Personal information
- Full name: Willie Bates
- Born: 19 November 1855 Huddersfield, England
- Died: 8 January 1900 (aged 44) Lepton, Yorkshire, England
- Batting: Right-handed
- Bowling: Right arm off break
- Role: All rounder

International information
- National side: England;
- Test debut (cap 30): 31 December 1881 v Australia
- Last Test: 1 March 1887 v Australia

Domestic team information
- 1877–1887: Yorkshire

Career statistics
| Competition | Test | First-class |
| Matches | 15 | 299 |
| Runs scored | 656 | 10,249 |
| Batting average | 27.33 | 21.57 |
| 100s/50s | 0/5 | 10/47 |
| Top score | 64 | 144 not out |
| Balls bowled | 2,364 | 61,033 |
| Wickets | 50 | 874 |
| Bowling average | 16.42 | 17.13 |
| 5 wickets in innings | 4 | 52 |
| 10 wickets in match | 1 | 10 |
| Best bowling | 7/28 | 8/21 |
| Catches/stumpings | 9/– | 238/– |
- Source: Cricinfo, 2 October 2009

= Billy Bates =

English cricketer

Willie Bates (19 November 1855 – 8 January 1900), known as Billy Bates, was an English cricketer. Skilled with both bat and ball, Bates scored over 10,000 first-class runs, took more than 870 wickets and was always reliable in the field. A snappy dresser, Bates was also known as "The Duke".

==Life and career==
Born to a humble family in Lascelles Hall, Huddersfield, Yorkshire, Bates became a professional cricketer for Rochdale in 1873 and made his first-class debut for Yorkshire four years later, taking four for 69 in Middlesex's first innings to begin a ten-year career in the first-class game. He played fifteen Test matches for England between 1881–82 and 1886–87, all of them in Australia.

At the Melbourne Cricket Ground in 1882/83, Bates excelled by scoring 55 in England's only innings before taking 7 for 28 (including a hat-trick) to force Australia to follow on. He then claimed 7 for 74 in the second innings to help his team to the first-ever innings victory in Test cricket. Bates set several individual records in this game as his hat-trick was the first for England in Test cricket, and his return of 7 for 28, and his match tally of 14 wickets, were then the best-ever by a Test match bowler. In addition, no Test bowler had previously taken 10 or more wickets and scored a half-century in the same match.
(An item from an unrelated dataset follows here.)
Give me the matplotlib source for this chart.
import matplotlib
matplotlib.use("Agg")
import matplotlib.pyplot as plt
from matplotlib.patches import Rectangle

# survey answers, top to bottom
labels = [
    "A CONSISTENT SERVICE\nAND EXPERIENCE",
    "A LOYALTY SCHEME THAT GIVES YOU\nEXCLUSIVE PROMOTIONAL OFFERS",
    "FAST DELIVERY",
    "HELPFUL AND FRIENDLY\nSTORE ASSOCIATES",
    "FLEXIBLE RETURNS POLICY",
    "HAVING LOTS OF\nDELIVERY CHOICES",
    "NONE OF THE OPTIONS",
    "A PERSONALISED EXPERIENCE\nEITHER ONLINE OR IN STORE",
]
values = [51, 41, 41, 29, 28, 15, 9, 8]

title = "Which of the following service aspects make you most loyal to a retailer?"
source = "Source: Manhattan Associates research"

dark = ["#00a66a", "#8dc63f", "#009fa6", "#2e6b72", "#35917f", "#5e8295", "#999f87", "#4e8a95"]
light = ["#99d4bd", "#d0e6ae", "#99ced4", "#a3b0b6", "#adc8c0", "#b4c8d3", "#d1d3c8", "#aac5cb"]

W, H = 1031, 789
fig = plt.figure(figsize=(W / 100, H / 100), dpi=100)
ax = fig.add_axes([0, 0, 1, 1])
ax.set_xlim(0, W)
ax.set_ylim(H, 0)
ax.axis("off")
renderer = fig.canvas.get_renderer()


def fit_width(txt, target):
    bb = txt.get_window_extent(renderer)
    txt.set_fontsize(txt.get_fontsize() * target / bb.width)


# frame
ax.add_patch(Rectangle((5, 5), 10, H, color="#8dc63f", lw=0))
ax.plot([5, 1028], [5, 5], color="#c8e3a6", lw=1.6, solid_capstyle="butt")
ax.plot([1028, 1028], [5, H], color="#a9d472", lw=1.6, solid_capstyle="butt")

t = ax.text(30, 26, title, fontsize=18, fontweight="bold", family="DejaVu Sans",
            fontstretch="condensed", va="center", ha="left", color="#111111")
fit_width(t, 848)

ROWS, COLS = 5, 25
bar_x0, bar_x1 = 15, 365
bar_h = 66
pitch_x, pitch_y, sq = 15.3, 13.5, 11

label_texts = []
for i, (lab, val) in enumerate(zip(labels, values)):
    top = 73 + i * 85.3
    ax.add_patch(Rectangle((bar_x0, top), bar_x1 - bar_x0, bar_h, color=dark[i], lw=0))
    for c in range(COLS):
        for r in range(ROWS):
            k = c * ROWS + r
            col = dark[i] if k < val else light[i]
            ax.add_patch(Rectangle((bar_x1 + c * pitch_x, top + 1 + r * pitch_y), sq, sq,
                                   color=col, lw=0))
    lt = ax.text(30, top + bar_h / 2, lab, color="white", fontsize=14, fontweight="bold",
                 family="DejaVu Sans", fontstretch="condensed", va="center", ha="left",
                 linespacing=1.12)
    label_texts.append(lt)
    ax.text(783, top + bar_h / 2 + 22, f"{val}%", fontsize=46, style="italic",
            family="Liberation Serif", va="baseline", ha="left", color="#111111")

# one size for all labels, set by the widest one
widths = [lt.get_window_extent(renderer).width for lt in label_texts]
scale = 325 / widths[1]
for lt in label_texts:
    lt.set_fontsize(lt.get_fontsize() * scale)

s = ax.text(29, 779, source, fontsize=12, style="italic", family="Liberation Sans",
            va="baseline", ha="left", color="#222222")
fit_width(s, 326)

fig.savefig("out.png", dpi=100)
In domestic cricket, Bates topped 100 first-class wickets only once, when he took 121 in 1881, but he passed 80 on another 4 occasions. His best bowling of 8 for 21 was achieved in 1879 for Yorkshire against Surrey at The Oval. As a batsman he passed 1,000 runs in 5 seasons and scored 10 centuries, including 3 in 1884. He made his highest first-class score of 144 not out in 1882 for Under 30 against Over 30 at Lord's, where he also returned an economical second-innings analysis of 22–15–17–3.
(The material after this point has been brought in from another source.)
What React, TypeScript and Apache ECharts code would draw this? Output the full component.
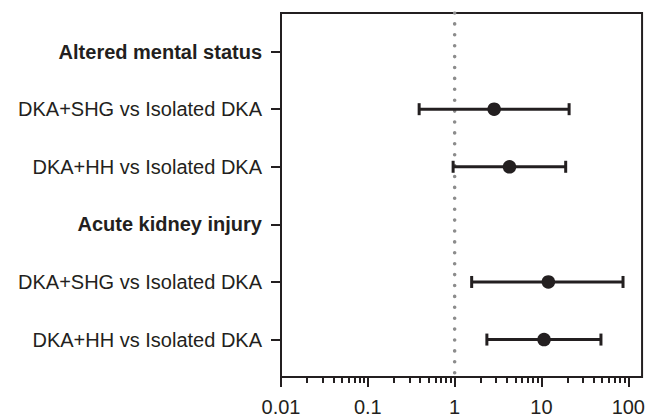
import React, { useEffect, useRef } from "react";
import * as echarts from "echarts";

// Rows, top to bottom
const rowLabels = [
  "Altered mental status",
  "DKA+SHG vs Isolated DKA",
  "DKA+HH vs Isolated DKA",
  "Acute kidney injury",
  "DKA+SHG vs Isolated DKA",
  "DKA+HH vs Isolated DKA",
];
const rowIsHeader = [true, false, false, true, false, false];

// Odds ratios with 95% CI (null for header rows)
const oddsRatio = [null, 2.85, 4.28, null, 12.0, 10.7];
const ciLower = [null, 0.39, 0.96, null, 1.57, 2.35];
const ciUpper = [null, 20.8, 19.0, null, 86.9, 48.4];

// x axis (log scale)
const majorTicks = [0.01, 0.1, 1, 10, 100];
const majorTickLabels = ["0.01", "0.1", "1", "10", "100"];
const minorMultipliers = [2, 3, 4, 5, 6, 7, 8, 9];
const xMin = 0.01;
const xMax = 144;
const referenceValue = 1;

const INK = "#231f20";
const FONT = "'Liberation Sans', Arial, Helvetica, sans-serif";

export default function App() {
  const ref = useRef<HTMLDivElement>(null);

  useEffect(() => {
    document.body.style.margin = "0";
    if (!ref.current) return;
    const chart = echarts.init(ref.current, undefined, { renderer: "svg" });

    const lg = (v: number) => Math.log10(v);
    const minorTicks: number[] = [];
    majorTicks.slice(0, -1).forEach((d) => {
      minorMultipliers.forEach((m) => minorTicks.push(lg(d * m)));
    });

    const rowPositions = rowLabels.map((_, i) => i + 1);
    const yMin = 0.33;
    const yMax = 6.65;

    const ciData: number[][] = [];
    rowLabels.forEach((_, i) => {
      const o = oddsRatio[i];
      const lo = ciLower[i];
      const hi = ciUpper[i];
      if (o != null && lo != null && hi != null) {
        ciData.push([lg(o), i + 1, lg(lo), lg(hi)]);
      }
    });

    const option: any = {
      animation: false,
      backgroundColor: "#ffffff",
      grid: {
        left: 281,
        right: 1,
        top: 13,
        bottom: 39,
        show: true,
        borderColor: INK,
        borderWidth: 2,
        backgroundColor: "transparent",
      },
      xAxis: [
        {
          type: "value",
          min: lg(xMin),
          max: lg(xMax),
          position: "bottom",
          axisLine: { show: true, onZero: false, lineStyle: { color: INK, width: 2 } },
          axisTick: {
            show: true,
            customValues: majorTicks.map(lg),
            length: 10,
            lineStyle: { color: INK, width: 2 },
          },
          axisLabel: {
            show: true,
            customValues: majorTicks.map(lg),
            formatter: (v: number) => {
              const idx = majorTicks.findIndex((t) => Math.abs(lg(t) - v) < 1e-6);
              return idx >= 0 ? majorTickLabels[idx] : "";
            },
            margin: 20,
            color: INK,
            fontSize: 20,
            fontFamily: FONT,
          },
          splitLine: { show: false },
        },
        {
          type: "value",
          min: lg(xMin),
          max: lg(xMax),
          position: "bottom",
          axisLine: { show: false, onZero: false },
          axisTick: {
            show: true,
            customValues: minorTicks,
            length: 6,
            lineStyle: { color: INK, width: 2 },
          },
          axisLabel: { show: false },
          splitLine: { show: false },
        },
      ],
      yAxis: {
        type: "value",
        inverse: true,
        min: yMin,
        max: yMax,
        position: "left",
        axisLine: { show: true, onZero: false, lineStyle: { color: INK, width: 2 } },
        axisTick: {
          show: true,
          customValues: rowPositions,
          length: 10,
          lineStyle: { color: INK, width: 2 },
        },
        axisLabel: {
          show: true,
          customValues: rowPositions,
          margin: 19,
          formatter: (v: number) => {
            const i = Math.round(v) - 1;
            const t = rowLabels[i] ?? "";
            return rowIsHeader[i] ? `{b|${t}}` : `{n|${t}}`;
          },
          rich: {
            b: { fontWeight: "bold", fontSize: 20, fontFamily: FONT, color: INK },
            n: { fontWeight: "normal", fontSize: 20, fontFamily: FONT, color: INK },
          },
        },
        splitLine: { show: false },
      },
      series: [
        {
          type: "line",
          xAxisIndex: 0,
          data: [
            [lg(referenceValue), yMin],
            [lg(referenceValue), yMax],
          ],
          symbol: "none",
          silent: true,
          lineStyle: {
            color: "#8c8c8c",
            width: 3.6,
            type: [0, 10.9],
            cap: "round",
          },
          z: 1,
        },
        {
          type: "custom",
          xAxisIndex: 0,
          data: ciData,
          encode: { x: [0, 2, 3], y: 1 },
          z: 5,
          renderItem: (params: any, api: any) => {
            const c = api.value(0);
            const y = api.value(1);
            const lo = api.value(2);
            const hi = api.value(3);
            const pC = api.coord([c, y]);
            const pL = api.coord([lo, y]);
            const pH = api.coord([hi, y]);
            const cap = 6;
            const st = { stroke: INK, lineWidth: 3 };
            return {
              type: "group",
              children: [
                { type: "line", shape: { x1: pL[0], y1: pL[1], x2: pH[0], y2: pH[1] }, style: st },
                { type: "line", shape: { x1: pL[0], y1: pL[1] - cap, x2: pL[0], y2: pL[1] + cap }, style: st },
                { type: "line", shape: { x1: pH[0], y1: pH[1] - cap, x2: pH[0], y2: pH[1] + cap }, style: st },
                { type: "circle", shape: { cx: pC[0], cy: pC[1], r: 6.8 }, style: { fill: INK } },
              ],
            };
          },
        },
      ],
    };

    chart.setOption(option);
    return () => chart.dispose();
  }, []);

  return <div ref={ref} style={{ width: 648, height: 417 }} />;
}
The end of Bates's career came suddenly. On a tour of Australia with G.F. Vernon's XI in 1887–88, he was bowling in the nets in Melbourne when he was hit in the eye by a ball struck by a teammate. His eyesight was sufficiently impaired that he was never able to play first-class cricket again, although he did appear in club cricket in the early 1890s and was still able to coach.
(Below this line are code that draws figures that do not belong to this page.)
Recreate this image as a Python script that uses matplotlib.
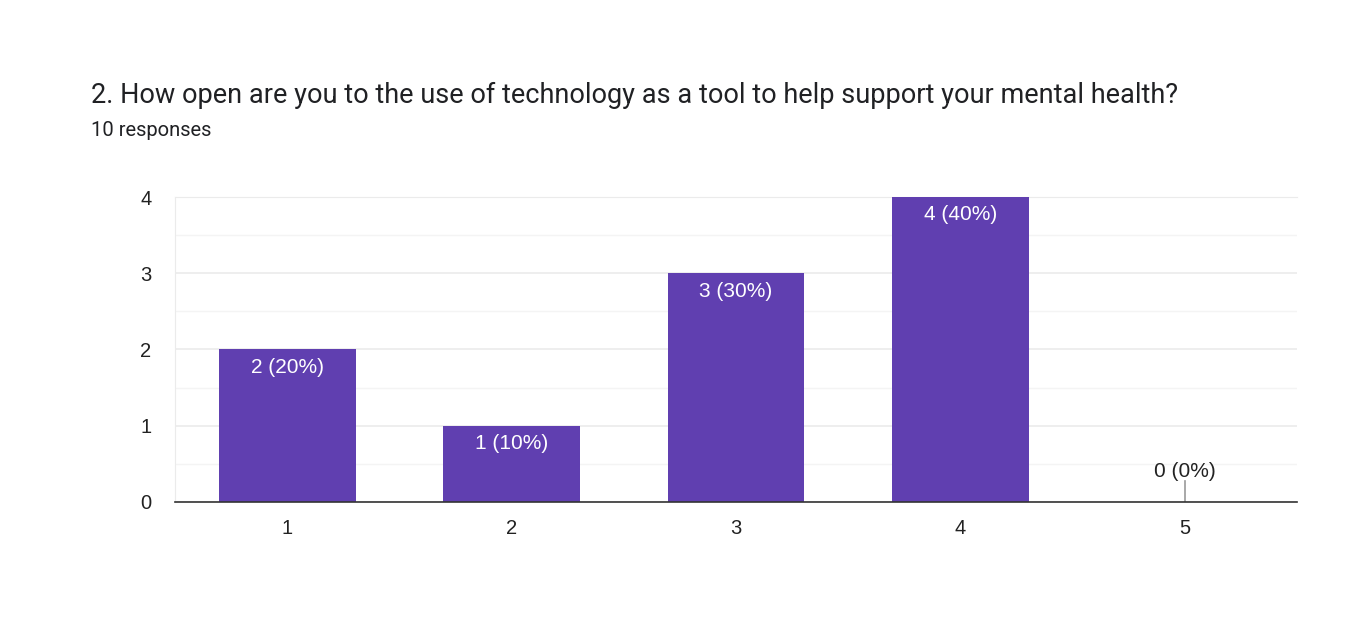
import numpy as np
import matplotlib as mpl

mpl.use('Agg')
import matplotlib.pyplot as plt

plt.rcParams['font.family'] = ['Liberation Sans', 'DejaVu Sans']

# Data
categories = ['1', '2', '3', '4', '5']
counts = [2, 1, 3, 4, 0]
total = 10

fig = plt.figure(figsize=(13.66, 6.38), dpi=100)
ax = fig.add_axes([0.1281, 0.2132, 0.8214, 0.478])

x = np.arange(len(categories))
ax.bar(x, counts, width=0.61, color='#603fb0', zorder=3)

# labels inside bars
for xi, c in zip(x, counts):
    label = '%d (%d%%)' % (c, round(100 * c / total))
    if c > 0:
        ax.annotate(label, (xi, c), xytext=(0, -6), textcoords='offset points',
                    ha='center', va='top', color='white', fontsize=15, zorder=4)
    else:
        ax.plot([xi, xi], [0, 0.28], color='#999999', lw=1.2, zorder=4)
        ax.annotate(label, (xi, 0.28), xytext=(0, 0), textcoords='offset points',
                    ha='center', va='bottom', color='#222222', fontsize=15, zorder=4)

ax.set_xlim(-0.5, 4.5)
ax.set_ylim(0, 4)
ax.set_xticks(x)
ax.set_xticklabels(categories)
ax.set_yticks([0, 1, 2, 3, 4])
ax.set_yticks([0.5, 1.5, 2.5, 3.5], minor=True)
ax.grid(axis='y', which='major', color='#ebebeb', lw=1.2, zorder=0)
ax.grid(axis='y', which='minor', color='#f4f4f4', lw=1.0, zorder=0)
ax.tick_params(axis='both', which='both', length=0, labelsize=14.5, colors='#222222')
ax.tick_params(axis='x', pad=12)
ax.tick_params(axis='y', pad=17)

for s in ['left', 'top', 'right']:
    ax.spines[s].set_color('#ebebeb')
ax.spines['right'].set_visible(False)
ax.spines['bottom'].set_color('#333333')
ax.spines['bottom'].set_linewidth(1.2)
ax.spines['bottom'].set_zorder(5)

fig.text(91 / 1366, 1 - 95 / 638, '2. How open are you to the use of technology as a tool to help support your mental health?',
         fontsize=19.5, color='#202124', va='center', ha='left', family=['Roboto', 'DejaVu Sans'])
fig.text(91 / 1366, 1 - 130 / 638, '10 responses', fontsize=14.5, color='#202124', va='center', ha='left',
         family=['Roboto', 'DejaVu Sans'])

plt.savefig('out.png', dpi=100)
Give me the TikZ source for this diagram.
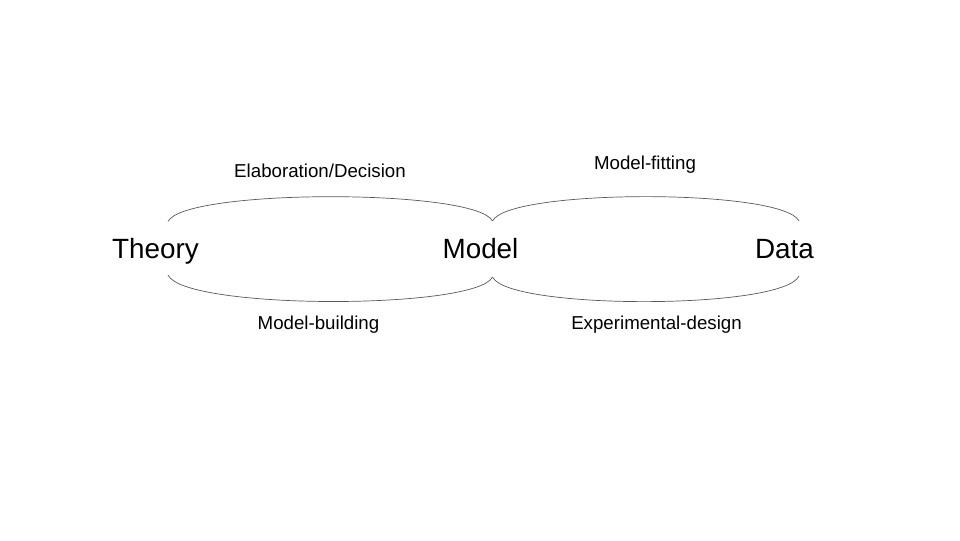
\documentclass[tikz,border=0pt]{standalone}
\usepackage{fontspec}
\setmainfont{Liberation Sans}
\usetikzlibrary{positioning}
\tikzset{>=latex}
\tikzset{
    bignode/.style={inner sep=0pt, anchor=base, font=\fontsize{19.8}{22}\selectfont},
    smallnode/.style={inner sep=0pt, anchor=base, font=\fontsize{13.3}{15}\selectfont},
    loopline/.style={gray!70!black, line width=0.5pt}
}

\begin{document}
\begin{tikzpicture}[x=0.025cm, y=-0.025cm]

    \useasboundingbox (0,0) rectangle (960,540);

    % the three stations
    \node[bignode] (theory) at (155.5,258) {Theory};
    \node[bignode] (model) at (480.5,258) {Model};
    \node[bignode] (data) at (784.5,258) {Data};

    % ends of the loops
    \coordinate (theory-t) at (168,221.5);
    \coordinate (theory-b) at (168,275);
    \coordinate (model-t) at (492.5,221);
    \coordinate (model-b) at (492.5,277);
    \coordinate (data-t) at (799,221);
    \coordinate (data-b) at (799,276);

    \draw[loopline] (theory-t) .. controls (184,188.5) and (476,188.5) .. (model-t);
    \draw[loopline] (theory-b) .. controls (184,310) and (476,310) .. (model-b);
    \draw[loopline] (model-t) .. controls (508,188.5) and (783,188.5) .. (data-t);
    \draw[loopline] (model-b) .. controls (508,310) and (783,310) .. (data-b);

    % labels
    \node[smallnode] (elab) at (320,177.3) {Elaboration/Decision};
    \node[smallnode] (build) at (318.5,329) {Model-building};
    \node[smallnode] (fit) at (645,169.3) {Model-fitting};
    \node[smallnode] (design) at (656.5,329) {Experimental-design};

\end{tikzpicture}
\end{document}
His enforced retirement caused him great depression, and on the voyage home from Australia he attempted suicide. At the end of December 1899 he caught a chill whilst attending the funeral of fellow Yorkshire player John Thewlis. His condition quickly deteriorated and he died a few days later in Huddersfield, aged just 44.

An interesting feature of Bates's Test career was that all 15 of his matches were played outside England, which is still the Test record for most matches in a complete career without ever playing at home.

His son William Bates had a long first-class career with Yorkshire and Glamorgan.